[ZODB-Dev] ZODB idioms
Tim Peters
tim@zope.com
Mon, 24 Jun 2002 14:37:18 -0400
[Jeremy Hylton]
> Why should we ignore the over-allocation? Is that part of thinking
> about it for real <wink>? After reviewing the code, it looks like
> over-allocation causes only a temporary problem;
Because I don't know that it causes any real problem, and ...
> unpickling solves the over-allocation prblem.
... if it does cause some problem, there you go. Staring at the details of
the B-Tree code can drive you mad; but, in the end, it's unclear exactly
what (if any) of it matters.
> A Bucket starts with a minimum allocation of 16 elements and doubles
> each time the current size exceeds the allocated size.

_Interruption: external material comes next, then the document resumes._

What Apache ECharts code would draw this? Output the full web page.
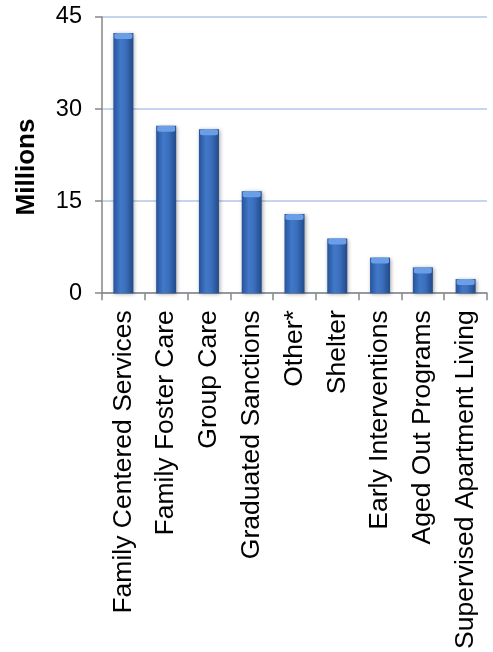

For an
> IIBucket, the DEFAULT_MAX_BUCKET_SIZE size is 120. When a BTree tries
> to add the 121st k-v pair to an IIBucket, it will resize it. The
> btree_split() code will allocate exactly the memory needed for the new
> bucket, but it won't resize the old bucket.
Yes.
> The old bucket has enough allocated memory to hold 128 keys. After it
> is split, it holds 60 keys. At that point, it's holding 60 key-value
> pairs which use 480 (60 * 8 bytes). But it's allocated memory is 1024
> (128 * 8). There's also 52 bytes of overhead for the object
> structure.
Plus the overhead is larger in Zope3 than in Zope2, right? (I'm thinking
about the weakref list in Zope3 BTrees -- or something like that; I don't
understand that code yet.)
> So that's 1076 bytes for 60 pairs, or 17.9 bytes per pair.

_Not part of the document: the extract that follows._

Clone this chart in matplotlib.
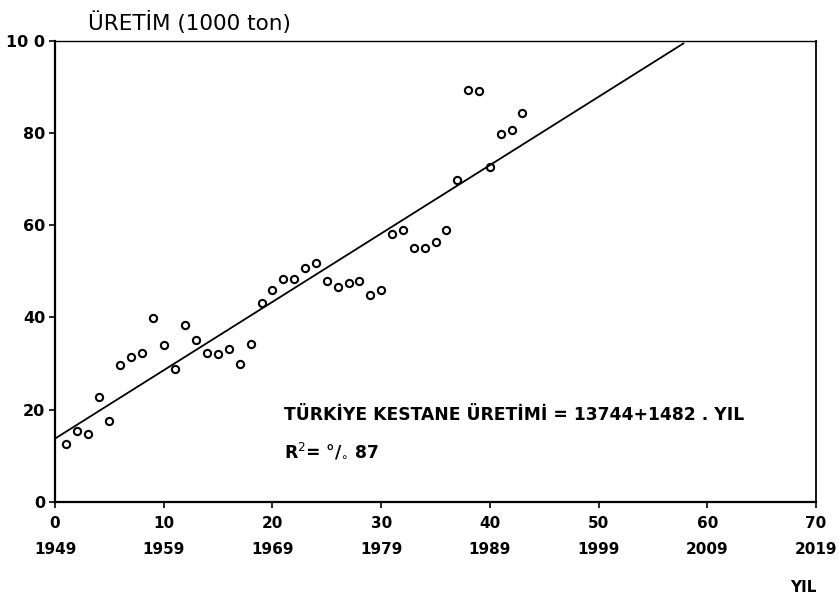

Plus hidden malloc overheads. Plus in most IIBTrees I've seen so far,
reserving 4 bytes per integer wastes at least half of those bytes too, as
the ints generally fit in 2 bytes.
> On the other hand, when the bucket is unpickled, the setstate code
> allocates exactly the memory needed. So the waste is temporary. As
> soon as the bucket gets deactivated and re-loaded, it will be the
> right size.
That's my belief, and why it's hard to care much about the overallocation.
The multiunion code is much less agressive in overallocating, but I don't
know it was worth the bother there either.
> ...
> Not exactly, but mostly.
I'm not worried about a few percent one way or the other. Should I be?
> Each ZODB pickle includes the name of the module and class as a string.
> For Persistence.BTrees.IIBTree.IIBucket, that's about 50 bytes of
> overhead per bucket. (As you've noted, the solution there is to change
> it back to BTrees.IIBTree.IIBucket.)
If that's a real problem (I don't know -- does anyone?), we could surely do
better than that. For example, stick the BTree code at the top level and
give the modules one-character names <wink>. Seriously, I'm sure we could
fiddle Zope's pickle/unpickle layers to recognize brief codes for commonly
pickled classes.
> That's about 10-15% overhead in pickle size.
And could be less than 1%, if it matters enough to bother about.
> ...
> Indeed. I don't understand how conflicts affect BTree performance. I
> guess I'll just have to get used to it.
If we had a use model, we could easily make bad first-order predictions that
are nevertheless uncannily accurate in real life <ahem>.